▸ **Set task**
For every line in the data below that contains "chart", copy the line.
─── Data segment
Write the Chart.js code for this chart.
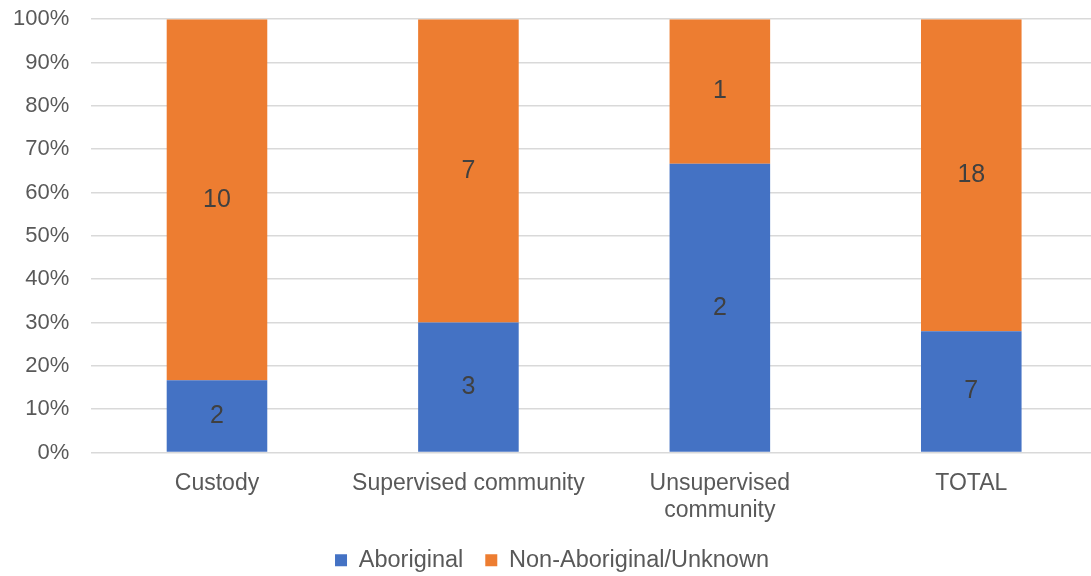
<!DOCTYPE html>
<html>
<head>
<meta charset="utf-8">
<script src="https://cdn.jsdelivr.net/npm/chart.js@4/dist/chart.umd.min.js"></script>
<style>
  html, body { margin: 0; padding: 0; background: #fff; overflow: hidden; }
  #wrap { position: relative; width: 1100px; height: 576px; }
</style>
</head>
<body>
<div id="wrap"><canvas id="chart"></canvas></div>
<script>
// 집단별 인원수 (막대 안 숫자) — 비율은 여기서 계산한다
const categories = ["Custody", "Supervised community", ["Unsupervised", "community"], "TOTAL"];
const aboriginal = [2, 3, 2, 7];
const nonAboriginal = [10, 7, 1, 18];
const seriesNames = ["Aboriginal", "Non-Aboriginal/Unknown"];
const yTicks = [0, 10, 20, 30, 40, 50, 60, 70, 80, 90, 100];

const totals = aboriginal.map((v, i) => v + nonAboriginal[i]);
const pct = (arr) => arr.map((v, i) => (v / totals[i]) * 100);

const FONT = "'Liberation Sans', Arial, sans-serif";

// 각 구간 가운데에 인원수를 적는다
const countLabels = {
  id: "countLabels",
  afterDatasetsDraw(chart) {
    const { ctx } = chart;
    ctx.save();
    ctx.font = "25px " + FONT;
    ctx.fillStyle = "#404040";
    ctx.textAlign = "center";
    ctx.textBaseline = "middle";
    chart.data.datasets.forEach((ds, di) => {
      chart.getDatasetMeta(di).data.forEach((bar, i) => {
        ctx.fillText(String(ds.counts[i]), bar.x, (bar.y + bar.base) / 2);
      });
    });
    ctx.restore();
  },
};

new Chart(document.getElementById("chart"), {
  type: "bar",
  data: {
    labels: categories,
    datasets: [
      { label: seriesNames[0], data: pct(aboriginal), counts: aboriginal, backgroundColor: "#4472C4" },
      { label: seriesNames[1], data: pct(nonAboriginal), counts: nonAboriginal, backgroundColor: "#ED7D31" },
    ],
  },
  options: {
    responsive: true,
    maintainAspectRatio: false,
    animation: false,
    layout: { padding: { top: 0, left: 7, right: 3, bottom: -6 } },
    datasets: { bar: { categoryPercentage: 1, barPercentage: 0.4 } },
    scales: {
      x: {
        stacked: true,
        grid: { display: false, drawTicks: false },
        border: { display: false },
        ticks: { color: "#595959", font: { family: FONT, size: 23 }, padding: 17, maxRotation: 0, autoSkip: false },
        // 두 줄 라벨 때문에 생기는 여분 높이를 줄인다 (라벨이 잘리지 않는 만큼은 남긴다)
        afterFit(axis) { axis.height = 74; },
      },
      y: {
        stacked: true,
        min: 0,
        max: 100,
        afterBuildTicks(axis) { axis.ticks = yTicks.map((v) => ({ value: v })); },
        // 눈금 표시는 투명하게 두고 라벨과 격자 사이 간격으로만 쓴다
        grid: { color: "#D9D9D9", lineWidth: 1.5, drawTicks: true, tickLength: 16, tickColor: "rgba(0,0,0,0)" },
        border: { display: false },
        ticks: { color: "#595959", font: { family: FONT, size: 22 }, padding: 6, callback: (v) => v + "%" },
      },
    },
    plugins: {
      legend: {
        position: "bottom",
        labels: { color: "#595959", font: { family: FONT, size: 23.5 }, boxWidth: 12, boxHeight: 12, padding: 22 },
      },
      tooltip: { enabled: false },
    },
  },
  plugins: [countLabels],
});
</script>
</body>
</html>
──────
▸ **The solution**
Write the Chart.js code for this chart.
<script src="https://cdn.jsdelivr.net/npm/chart.js@4/dist/chart.umd.min.js"></script>
<div id="wrap"><canvas id="chart"></canvas></div>
  afterDatasetsDraw(chart) {
    const { ctx } = chart;
    chart.data.datasets.forEach((ds, di) => {
      chart.getDatasetMeta(di).data.forEach((bar, i) => {
new Chart(document.getElementById("chart"), {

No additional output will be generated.